指认过程让《有关当局》的整体叙事增添厚度,但也反显所有编写都过于刻意,如人物的功能性较强,难以真正检视情感与动机,因其隐喻已成为必然因果,理所当然、堂而皇之,包含聪哥的偷渡理由、萍姐对孩子的执念等。不过,演员优异且自然的表现确实修补文本的阙如,甚至更显意味深长。
僻室House Peace《有关当局》
10/16 台北 北艺大戏剧厅
从二○一六年台北艺穗节发表《冥王星》开始连年获奖,并于二○一八年创团的跨域演出团队「僻室House Peace」,有别于以编导为核心的主创团队,团员更横跨设计领域(舞台、平面、灯光等),或多或少影响创作的构成,如本次共同编写文本的《有关当局》,将刻意分割的叙事(于近乎无法换气的紧密里)接续,几首音乐打造氛围,更著墨于灯光变换后、不变换结构的极简舞台如何转为不同场景、时空与虚实,制造「窥视」与「指认」的观看,进一步开启「旁观」与「当局」的渐进。
窥视:保持距离的旁观
《有关当局》从七个人物启动,至少形成四种组合与情节线(想领养孩子的男同志室友、直播主兄妹、前世情人、可能成为情侣的男女等),并再次连结其间关系而彼此交织,如宅配中心电话客服员小淇(黄惟饰)是「前世情人组」萍姐(吴静依饰)的非法代理孕母,而暗恋小淇的祐明(李祐纬饰)则是直播主小媛(李文媛饰)的哥哥。

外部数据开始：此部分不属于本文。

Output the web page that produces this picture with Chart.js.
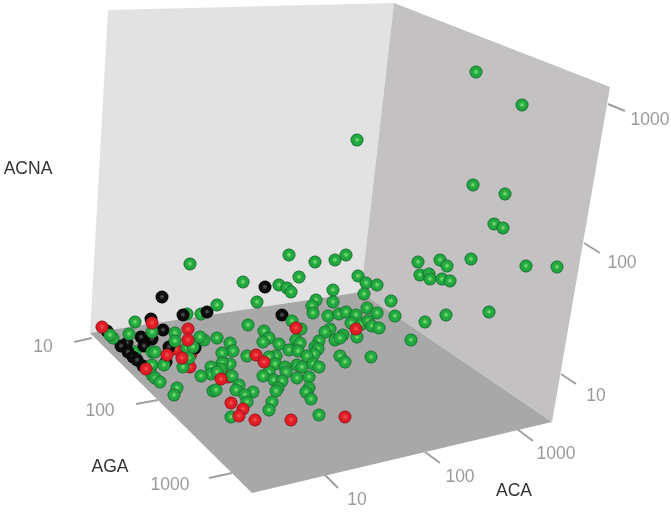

其中,聪哥(刘曜瑄饰)于澳门取得的手枪更成为串起全剧的物件,也以枪声暂结故事。循环、绵密且诡谲的回圈,提示著人物命运。
叙事的发展让观众始终带著窥视的视角,一方面是人物私密都于此曝光,如陈昭希(林书函饰)和林柏叡(杨宇政饰)同居暗涌的情感、直播主小媛背后的操作手段等;另一方面是人物的复杂背景,都夹藏在偶尔泄漏的自白,与对白里的玄机,充分展现演员的表演能力与语言的巧妙编写。于是,观众彷若解谜,于剧情逼近间梳理《有关当局》虽以通俗剧写成、却又刻意撩乱与拆解的情节线,如取得手枪并未按照时序编排、前世与当下的交错等,但也因此维持观演距离而略带疏离与冷静的旁观。
指认:对照,然后成为当局者
若将前述情节的接续视为全剧的第一层结构,这些接缝间总有一段看似溢出、未有连结的剧情,也就是时不时由吴静依跳脱剧中角色、以类说书人的方式讲述英国首相「铁娘子」柴契尔夫人,与香港、与中国当时的关系,也是新自由主义与共产主义的抗衡。甚至,用「跌倒」这个动作贯穿,化作隐喻,进而揭开全剧的第二层结构。
因此,从解谜、接续转为对照。身著旗袍的萍姐,为了获得自己(非法)委托代理孕母小淇所生的小孩,不惜威胁杀死孩子与小淇,恰似那年与柴契尔夫人谈判的中国领导邓小平──甚至,就是「中国」本身,不管外型或行为,都自成深刻却也刻板的投射;而与她作为前世恋人的聪哥,澳门偷渡的身分似乎也暗喻澳门(甚至,其意旨也包含了香港)与中国难以切割的前世今生。于是,遥想美好未来却又无力面对当下、决定放弃领养的男同志情侣,指陈现今台湾的意味逐渐明朗。最后,只闻其声、未见何人死去的枪声,则技巧性地覆盖结局的未明(不管是本剧,还是现实)。
指认过程让《有关当局》的整体叙事增添厚度,但也反显所有编写都过于刻意,如人物的功能性较强,难以真正检视情感与动机,因其隐喻已成为必然因果,理所当然、堂而皇之,包含聪哥的偷渡理由、萍姐对孩子的执念等。不过,演员优异且自然的表现确实修补文本的阙如,甚至更显意味深长。如吴静依同时饰演萍姐与仿柴契尔夫人的说书人,能否解读为共产主义与新自由主义、中国与英国实为一体,作为历史的共谋?甚至,当她从舞台后方愈来愈向前,进行最后一次摔跌,正因距离的拉近,让身体去佐证──
这一跌,在摔进观众席的危险边缘;我们也将从保持距离的旁观,成为不得不的当局者,抑或,早已是,但我们现在才察觉。